Skip to content
Reviews

Saves the Day, ‘In Reverie’ (Vagrant/Dreamworks)

Chris Conley will be the pain. “All you want from me is a broken heart and a mouth full of blood,” the Saves the Day frontguy sang on 2001’s Stay What You Are. What’s a little hemoglobin between fraught friends? For someone with such a sweet voice, Conley is a master at psychological warfare. In his songs, characters sit stunned and unnerved at how accurately he’s nailed them. Behind that boyish grin and gawky posture lies a savage mind.

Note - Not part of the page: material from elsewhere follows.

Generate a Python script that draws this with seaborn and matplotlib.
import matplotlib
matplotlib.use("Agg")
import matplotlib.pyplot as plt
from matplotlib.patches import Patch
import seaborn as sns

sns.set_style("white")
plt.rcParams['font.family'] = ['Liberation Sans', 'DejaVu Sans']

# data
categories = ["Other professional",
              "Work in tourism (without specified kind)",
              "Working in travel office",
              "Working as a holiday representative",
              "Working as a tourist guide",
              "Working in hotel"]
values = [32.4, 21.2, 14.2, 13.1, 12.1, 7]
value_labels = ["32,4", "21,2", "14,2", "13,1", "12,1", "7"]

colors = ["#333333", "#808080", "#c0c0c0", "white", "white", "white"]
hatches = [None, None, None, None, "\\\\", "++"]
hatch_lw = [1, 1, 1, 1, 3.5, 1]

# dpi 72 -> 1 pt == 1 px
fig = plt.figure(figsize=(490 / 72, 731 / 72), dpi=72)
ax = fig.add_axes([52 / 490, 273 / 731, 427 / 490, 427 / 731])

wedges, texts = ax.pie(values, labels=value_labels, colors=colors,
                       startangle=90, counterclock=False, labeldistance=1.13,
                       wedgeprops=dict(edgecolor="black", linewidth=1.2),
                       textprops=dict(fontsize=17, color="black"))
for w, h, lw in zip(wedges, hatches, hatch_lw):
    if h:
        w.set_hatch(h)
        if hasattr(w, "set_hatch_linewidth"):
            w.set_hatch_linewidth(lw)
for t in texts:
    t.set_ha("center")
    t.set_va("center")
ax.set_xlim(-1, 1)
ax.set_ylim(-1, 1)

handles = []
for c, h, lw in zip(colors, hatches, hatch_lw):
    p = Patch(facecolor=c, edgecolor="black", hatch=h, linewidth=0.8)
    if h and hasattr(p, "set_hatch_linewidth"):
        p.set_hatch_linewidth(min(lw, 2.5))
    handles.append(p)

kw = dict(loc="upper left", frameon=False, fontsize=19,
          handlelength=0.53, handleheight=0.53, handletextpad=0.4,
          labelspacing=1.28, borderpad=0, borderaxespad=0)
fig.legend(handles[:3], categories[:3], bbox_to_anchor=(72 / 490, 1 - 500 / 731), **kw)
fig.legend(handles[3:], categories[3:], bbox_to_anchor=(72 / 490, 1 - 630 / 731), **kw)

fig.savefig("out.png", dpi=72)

After Stay What You Are‘s “At Your Funeral” became a crossover hit, Saves the Day landed a deal with DreamWorks. And on In Reverie, the New Jersey emo vets’ major-label debut, Conley and company trade awkward silences for a little awkward overcompensation. Reverie’s opener, “Anywhere With You,” saddles its buoyant chorus with grinding, overprocessed guitar. And elsewhere, the songs are more densely arranged and obscured with synthesizer, masking the lyrical spark — “Life leaks from your fingertips onto sparkling pavement” — that sets Conley apart from his pining peers.

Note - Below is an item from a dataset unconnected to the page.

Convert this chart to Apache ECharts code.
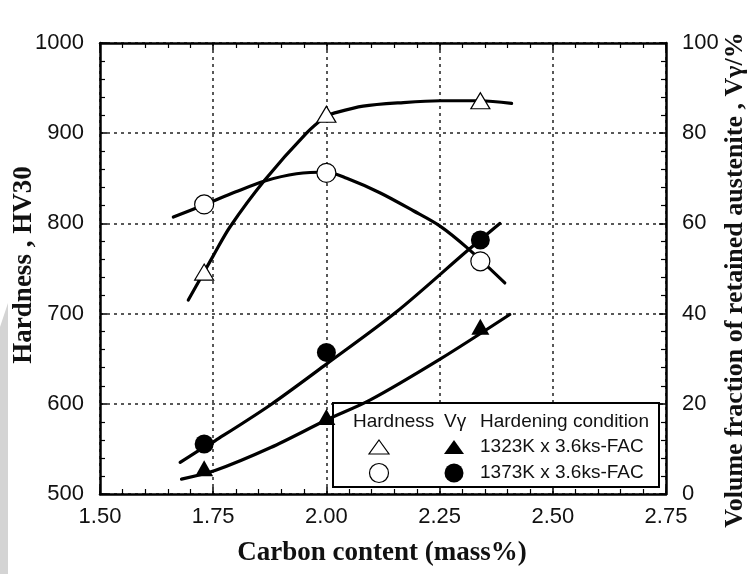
<!DOCTYPE html>
<html><head><meta charset="utf-8">
<script src="https://cdn.jsdelivr.net/npm/echarts@6/dist/echarts.min.js"></script>
<style>html,body{margin:0;padding:0;background:#fff}#c{width:753px;height:574px}</style>
</head><body><div id="c"></div>
<script>
// measured points
const carbon = [1.73, 2.00, 2.34];
const hv1323 = [746, 921, 936];
const hv1373 = [821, 856, 758];
const vg1323 = [5.7, 17.1, 37.1];
const vg1373 = [11.1, 31.4, 56.3];

// fitted curves
const fitHv1323X = [1.695, 1.75, 1.787, 1.864, 1.956, 2.00, 2.015, 2.081, 2.17, 2.251, 2.34, 2.409];
const fitHv1323Y = [715, 764, 796, 848, 900, 919, 922, 930, 934, 936, 936, 933];
const fitHv1373X = [1.662, 1.732, 1.80, 1.864, 1.934, 2.00, 2.045, 2.118, 2.192, 2.251, 2.313, 2.394];
const fitHv1373Y = [807, 821, 835, 847, 855, 857, 850, 834, 814, 797, 772, 734];
const fitVg1373X = [1.677, 1.73, 1.754, 1.877, 2.00, 2.155, 2.313, 2.383];
const fitVg1373Y = [7.0, 10.4, 11.8, 19.8, 28.8, 40.4, 54.1, 60.0];
const fitVg1323X = [1.680, 1.754, 1.877, 2.00, 2.096, 2.251, 2.405];
const fitVg1323Y = [3.3, 5.2, 10.3, 16.4, 20.8, 29.9, 39.8];

// tick labels
const xTickLabels = ['1.50', '1.75', '2.00', '2.25', '2.50', '2.75'];
const hvTickLabels = ['500', '600', '700', '800', '900', '1000'];
const vgTickLabels = ['0', '20', '40', '60', '80', '100'];

// legend texts
const legendHeaders = ['Hardness', 'V\u03b3', 'Hardening condition'];
const conditions = ['1323K x 3.6ks-FAC', '1373K x 3.6ks-FAC'];

const zip = (a, b) => a.map((v, i) => [v, b[i]]);

const axisLineStyle = { show: true, onZero: false, lineStyle: { color: '#000', width: 2.5 } };
const tick = { show: true, inside: true, length: 7, lineStyle: { color: '#000', width: 1.5 } };
const minor = { show: true, splitNumber: 5, length: 5, lineStyle: { color: '#000', width: 1.2 } };
const dashed = { show: true, lineStyle: { type: [3, 4], color: '#222', width: 1.5 } };
const labelFont = { fontSize: 22, color: '#111', fontFamily: '"Liberation Sans", Arial, sans-serif' };

const lineSeries = (xs, ys, yIdx) => ({
  type: 'line', xAxisIndex: 0, yAxisIndex: yIdx, data: zip(xs, ys),
  smooth: 0.3, showSymbol: false, silent: true, z: 3,
  lineStyle: { color: '#000', width: 3.2, cap: 'round', join: 'round' }
});
const pointSeries = (ys, yIdx, symbol, size, filled) => ({
  type: 'scatter', xAxisIndex: 0, yAxisIndex: yIdx, data: zip(carbon, ys),
  symbol: symbol, symbolSize: size, silent: true, z: 5,
  itemStyle: { color: filled ? '#000' : '#fff', borderColor: '#000', borderWidth: filled ? 0 : 1.2, opacity: 1 }
});

const chart = echarts.init(document.getElementById('c'), null, { renderer: 'canvas' });

const serif = '"Liberation Serif", "Times New Roman", serif';
const sans = '"Liberation Sans", Arial, sans-serif';
const legendFont = '19px ' + sans;

chart.setOption({
  animation: false,
  backgroundColor: '#fff',
  grid: { left: 100, right: 87, top: 43, bottom: 80, containLabel: false },
  xAxis: [
    { type: 'value', position: 'bottom', min: 1.5, max: 2.75, interval: 0.25,
      axisLine: axisLineStyle, axisTick: tick, minorTick: minor,
      axisLabel: Object.assign({ margin: 12, formatter: v => xTickLabels[Math.round((v - 1.5) / 0.25)] }, labelFont),
      splitLine: dashed },
    { type: 'value', position: 'top', min: 1.5, max: 2.75, interval: 0.25,
      axisLine: axisLineStyle, axisTick: tick, minorTick: minor,
      axisLabel: { show: false }, splitLine: { show: false } }
  ],
  yAxis: [
    { type: 'value', position: 'left', min: 500, max: 1000, interval: 100,
      axisLine: axisLineStyle, axisTick: tick, minorTick: minor,
      axisLabel: Object.assign({ margin: 16, formatter: v => hvTickLabels[Math.round((v - 500) / 100)] }, labelFont),
      splitLine: dashed },
    { type: 'value', position: 'right', min: 0, max: 100, interval: 20,
      axisLine: axisLineStyle, axisTick: tick, minorTick: minor,
      axisLabel: Object.assign({ margin: 16, formatter: v => vgTickLabels[Math.round(v / 20)] }, labelFont),
      splitLine: { show: false } }
  ],
  series: [
    lineSeries(fitHv1323X, fitHv1323Y, 0),
    lineSeries(fitHv1373X, fitHv1373Y, 0),
    lineSeries(fitVg1373X, fitVg1373Y, 1),
    lineSeries(fitVg1323X, fitVg1323Y, 1),
    pointSeries(hv1323, 0, 'triangle', [19, 16], false),
    pointSeries(hv1373, 0, 'circle', 19, false),
    pointSeries(vg1323, 1, 'triangle', [18, 16], true),
    pointSeries(vg1373, 1, 'circle', 19, true)
  ],
  graphic: [
    { type: 'polygon', z: -10, silent: true, shape: { points: [[0, 327], [8, 303], [8, 574], [0, 574]] }, style: { fill: '#d4d4d4' } },
    // axis titles
    { type: 'text', x: 24, y: 265, rotation: Math.PI / 2, silent: true,
      style: { text: 'Hardness , HV30', font: 'bold 27px ' + serif, fill: '#111', align: 'center', verticalAlign: 'middle' } },
    { type: 'text', x: 382, y: 553, silent: true,
      style: { text: 'Carbon content (mass%)', font: 'bold 27px ' + serif, fill: '#111', align: 'center', verticalAlign: 'middle' } },
    { type: 'text', x: 735, y: 280, rotation: Math.PI / 2, silent: true,
      style: { text: 'Volume fraction of retained austenite , V\u03b3/%', font: 'bold 26px ' + serif, fill: '#111', align: 'center', verticalAlign: 'middle' } },
    // legend box
    { type: 'rect', z: 1, silent: true, shape: { x: 333, y: 403, width: 326, height: 84 }, style: { fill: '#fff', stroke: '#000', lineWidth: 2 } },
    { type: 'text', z: 6, x: 353, y: 422, silent: true, style: { text: legendHeaders[0], font: legendFont, fill: '#111', align: 'left', verticalAlign: 'middle' } },
    { type: 'text', z: 6, x: 444, y: 422, silent: true, style: { text: legendHeaders[1], font: legendFont, fill: '#111', align: 'left', verticalAlign: 'middle' } },
    { type: 'text', z: 6, x: 480, y: 422, silent: true, style: { text: legendHeaders[2], font: legendFont, fill: '#111', align: 'left', verticalAlign: 'middle' } },
    { type: 'text', z: 6, x: 480, y: 447, silent: true, style: { text: conditions[0], font: legendFont, fill: '#111', align: 'left', verticalAlign: 'middle' } },
    { type: 'text', z: 6, x: 480, y: 473, silent: true, style: { text: conditions[1], font: legendFont, fill: '#111', align: 'left', verticalAlign: 'middle' } },
    { type: 'polygon', z: 6, silent: true, shape: { points: [[379, 440], [389, 454], [369, 454]] }, style: { fill: '#fff', stroke: '#000', lineWidth: 1.2 } },
    { type: 'polygon', z: 6, silent: true, shape: { points: [[454, 440], [464, 454], [444, 454]] }, style: { fill: '#000' } },
    { type: 'circle', z: 6, silent: true, shape: { cx: 379, cy: 473, r: 9.5 }, style: { fill: '#fff', stroke: '#000', lineWidth: 1.2 } },
    { type: 'circle', z: 6, silent: true, shape: { cx: 454, cy: 473, r: 9.5 }, style: { fill: '#000' } }
  ]
});
</script>
</body></html>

On the more stripped-down songs, though, Conley’s keen intuition pokes through. “Where Are You” and “Wednesday the Third” — one pulsing, the other melancholic– are small gems. On the title track, over a splash of minimal melodic rock, he laments the “smell of burning photographs.” But what really distinguishes Conley is his aforementioned taste for blood, which pops up with alarming frequency. This isn’t cheap gore, but what you cough up after crying too hard. On “Rise,” a wall of overdubbed Conleys sings: All my veins are tangled up / Tied in knots / My heart bleeds slowly / Now it’s emptying into the streets.” He’ll even cut himself — if it means cutting you, too.